## Recorded information

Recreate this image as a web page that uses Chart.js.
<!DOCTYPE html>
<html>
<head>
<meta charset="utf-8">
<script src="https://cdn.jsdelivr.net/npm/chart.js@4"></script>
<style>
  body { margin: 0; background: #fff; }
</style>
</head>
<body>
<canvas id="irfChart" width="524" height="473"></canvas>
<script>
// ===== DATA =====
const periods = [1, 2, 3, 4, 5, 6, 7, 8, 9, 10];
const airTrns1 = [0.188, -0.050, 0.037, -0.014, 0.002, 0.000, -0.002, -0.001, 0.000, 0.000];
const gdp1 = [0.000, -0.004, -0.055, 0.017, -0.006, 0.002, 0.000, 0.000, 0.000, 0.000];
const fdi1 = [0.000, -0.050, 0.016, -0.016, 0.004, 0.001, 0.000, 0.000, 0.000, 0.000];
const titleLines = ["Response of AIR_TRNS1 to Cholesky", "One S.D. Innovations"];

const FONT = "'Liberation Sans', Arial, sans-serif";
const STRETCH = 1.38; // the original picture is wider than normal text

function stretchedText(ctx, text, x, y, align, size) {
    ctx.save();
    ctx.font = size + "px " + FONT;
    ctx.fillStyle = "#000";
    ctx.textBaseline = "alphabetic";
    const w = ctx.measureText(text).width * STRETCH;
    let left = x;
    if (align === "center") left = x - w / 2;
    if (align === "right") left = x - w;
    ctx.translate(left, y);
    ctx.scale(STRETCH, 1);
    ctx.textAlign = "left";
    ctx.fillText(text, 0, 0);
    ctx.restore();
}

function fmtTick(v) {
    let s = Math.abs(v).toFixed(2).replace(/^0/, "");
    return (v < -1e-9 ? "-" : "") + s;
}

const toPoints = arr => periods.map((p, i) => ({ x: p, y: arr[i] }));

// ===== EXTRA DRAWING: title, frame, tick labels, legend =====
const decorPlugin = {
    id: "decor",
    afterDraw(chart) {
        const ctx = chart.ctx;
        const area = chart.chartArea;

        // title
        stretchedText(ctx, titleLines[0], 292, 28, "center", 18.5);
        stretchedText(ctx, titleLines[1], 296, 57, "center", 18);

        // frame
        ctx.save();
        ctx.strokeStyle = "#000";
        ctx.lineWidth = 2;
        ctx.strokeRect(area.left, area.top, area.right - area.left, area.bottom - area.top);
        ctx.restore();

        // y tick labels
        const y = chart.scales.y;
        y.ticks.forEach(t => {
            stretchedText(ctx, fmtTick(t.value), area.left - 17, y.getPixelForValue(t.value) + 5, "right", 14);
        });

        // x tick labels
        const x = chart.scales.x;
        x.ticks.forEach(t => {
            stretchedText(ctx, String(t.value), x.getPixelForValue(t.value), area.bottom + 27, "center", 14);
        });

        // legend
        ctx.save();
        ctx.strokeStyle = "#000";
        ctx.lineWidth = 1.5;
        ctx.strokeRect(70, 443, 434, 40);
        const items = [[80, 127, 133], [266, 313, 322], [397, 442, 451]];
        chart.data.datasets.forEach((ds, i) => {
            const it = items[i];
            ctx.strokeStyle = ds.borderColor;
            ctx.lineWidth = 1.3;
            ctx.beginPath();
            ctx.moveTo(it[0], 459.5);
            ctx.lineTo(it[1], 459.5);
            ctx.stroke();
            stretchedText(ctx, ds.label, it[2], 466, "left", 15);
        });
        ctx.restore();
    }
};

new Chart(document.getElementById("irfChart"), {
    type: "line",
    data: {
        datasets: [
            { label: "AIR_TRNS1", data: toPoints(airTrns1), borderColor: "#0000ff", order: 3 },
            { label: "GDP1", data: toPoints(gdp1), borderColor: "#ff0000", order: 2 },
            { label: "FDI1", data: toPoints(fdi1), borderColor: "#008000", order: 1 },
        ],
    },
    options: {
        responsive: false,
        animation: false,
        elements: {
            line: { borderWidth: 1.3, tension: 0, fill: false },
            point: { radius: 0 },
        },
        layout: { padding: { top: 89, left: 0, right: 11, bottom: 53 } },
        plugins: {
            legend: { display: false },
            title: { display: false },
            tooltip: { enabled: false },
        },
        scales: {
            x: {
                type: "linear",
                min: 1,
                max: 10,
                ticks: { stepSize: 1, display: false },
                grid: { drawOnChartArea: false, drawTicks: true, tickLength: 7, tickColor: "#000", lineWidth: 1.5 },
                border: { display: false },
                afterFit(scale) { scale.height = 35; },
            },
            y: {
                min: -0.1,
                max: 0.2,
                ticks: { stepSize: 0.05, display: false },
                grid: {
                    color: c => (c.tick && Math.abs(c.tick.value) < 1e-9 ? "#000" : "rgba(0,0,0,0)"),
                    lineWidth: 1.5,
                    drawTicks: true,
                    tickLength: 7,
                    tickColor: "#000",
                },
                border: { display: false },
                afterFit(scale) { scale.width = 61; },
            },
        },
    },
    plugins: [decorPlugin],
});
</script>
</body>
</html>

## Exercise instructions
Type out the full listing again, exactly as given.

## Response to this task
Recreate this image as a web page that uses Chart.js.
<!DOCTYPE html>
<html>
<head>
<meta charset="utf-8">
<script src="https://cdn.jsdelivr.net/npm/chart.js@4"></script>
<style>
  body { margin: 0; background: #fff; }
</style>
</head>
<body>
<canvas id="irfChart" width="524" height="473"></canvas>
<script>
// ===== DATA =====
const periods = [1, 2, 3, 4, 5, 6, 7, 8, 9, 10];
const airTrns1 = [0.188, -0.050, 0.037, -0.014, 0.002, 0.000, -0.002, -0.001, 0.000, 0.000];
const gdp1 = [0.000, -0.004, -0.055, 0.017, -0.006, 0.002, 0.000, 0.000, 0.000, 0.000];
const fdi1 = [0.000, -0.050, 0.016, -0.016, 0.004, 0.001, 0.000, 0.000, 0.000, 0.000];
const titleLines = ["Response of AIR_TRNS1 to Cholesky", "One S.D. Innovations"];

const FONT = "'Liberation Sans', Arial, sans-serif";
const STRETCH = 1.38; // the original picture is wider than normal text

function stretchedText(ctx, text, x, y, align, size) {
    ctx.save();
    ctx.font = size + "px " + FONT;
    ctx.fillStyle = "#000";
    ctx.textBaseline = "alphabetic";
    const w = ctx.measureText(text).width * STRETCH;
    let left = x;
    if (align === "center") left = x - w / 2;
    if (align === "right") left = x - w;
    ctx.translate(left, y);
    ctx.scale(STRETCH, 1);
    ctx.textAlign = "left";
    ctx.fillText(text, 0, 0);
    ctx.restore();
}

function fmtTick(v) {
    let s = Math.abs(v).toFixed(2).replace(/^0/, "");
    return (v < -1e-9 ? "-" : "") + s;
}

const toPoints = arr => periods.map((p, i) => ({ x: p, y: arr[i] }));

// ===== EXTRA DRAWING: title, frame, tick labels, legend =====
const decorPlugin = {
    id: "decor",
    afterDraw(chart) {
        const ctx = chart.ctx;
        const area = chart.chartArea;

        // title
        stretchedText(ctx, titleLines[0], 292, 28, "center", 18.5);
        stretchedText(ctx, titleLines[1], 296, 57, "center", 18);

        // frame
        ctx.save();
        ctx.strokeStyle = "#000";
        ctx.lineWidth = 2;
        ctx.strokeRect(area.left, area.top, area.right - area.left, area.bottom - area.top);
        ctx.restore();

        // y tick labels
        const y = chart.scales.y;
        y.ticks.forEach(t => {
            stretchedText(ctx, fmtTick(t.value), area.left - 17, y.getPixelForValue(t.value) + 5, "right", 14);
        });

        // x tick labels
        const x = chart.scales.x;
        x.ticks.forEach(t => {
            stretchedText(ctx, String(t.value), x.getPixelForValue(t.value), area.bottom + 27, "center", 14);
        });

        // legend
        ctx.save();
        ctx.strokeStyle = "#000";
        ctx.lineWidth = 1.5;
        ctx.strokeRect(70, 443, 434, 40);
        const items = [[80, 127, 133], [266, 313, 322], [397, 442, 451]];
        chart.data.datasets.forEach((ds, i) => {
            const it = items[i];
            ctx.strokeStyle = ds.borderColor;
            ctx.lineWidth = 1.3;
            ctx.beginPath();
            ctx.moveTo(it[0], 459.5);
            ctx.lineTo(it[1], 459.5);
            ctx.stroke();
            stretchedText(ctx, ds.label, it[2], 466, "left", 15);
        });
        ctx.restore();
    }
};

new Chart(document.getElementById("irfChart"), {
    type: "line",
    data: {
        datasets: [
            { label: "AIR_TRNS1", data: toPoints(airTrns1), borderColor: "#0000ff", order: 3 },
            { label: "GDP1", data: toPoints(gdp1), borderColor: "#ff0000", order: 2 },
            { label: "FDI1", data: toPoints(fdi1), borderColor: "#008000", order: 1 },
        ],
    },
    options: {
        responsive: false,
        animation: false,
        elements: {
            line: { borderWidth: 1.3, tension: 0, fill: false },
            point: { radius: 0 },
        },
        layout: { padding: { top: 89, left: 0, right: 11, bottom: 53 } },
        plugins: {
            legend: { display: false },
            title: { display: false },
            tooltip: { enabled: false },
        },
        scales: {
            x: {
                type: "linear",
                min: 1,
                max: 10,
                ticks: { stepSize: 1, display: false },
                grid: { drawOnChartArea: false, drawTicks: true, tickLength: 7, tickColor: "#000", lineWidth: 1.5 },
                border: { display: false },
                afterFit(scale) { scale.height = 35; },
            },
            y: {
                min: -0.1,
                max: 0.2,
                ticks: { stepSize: 0.05, display: false },
                grid: {
                    color: c => (c.tick && Math.abs(c.tick.value) < 1e-9 ? "#000" : "rgba(0,0,0,0)"),
                    lineWidth: 1.5,
                    drawTicks: true,
                    tickLength: 7,
                    tickColor: "#000",
                },
                border: { display: false },
                afterFit(scale) { scale.width = 61; },
            },
        },
    },
    plugins: [decorPlugin],
});
</script>
</body>
</html>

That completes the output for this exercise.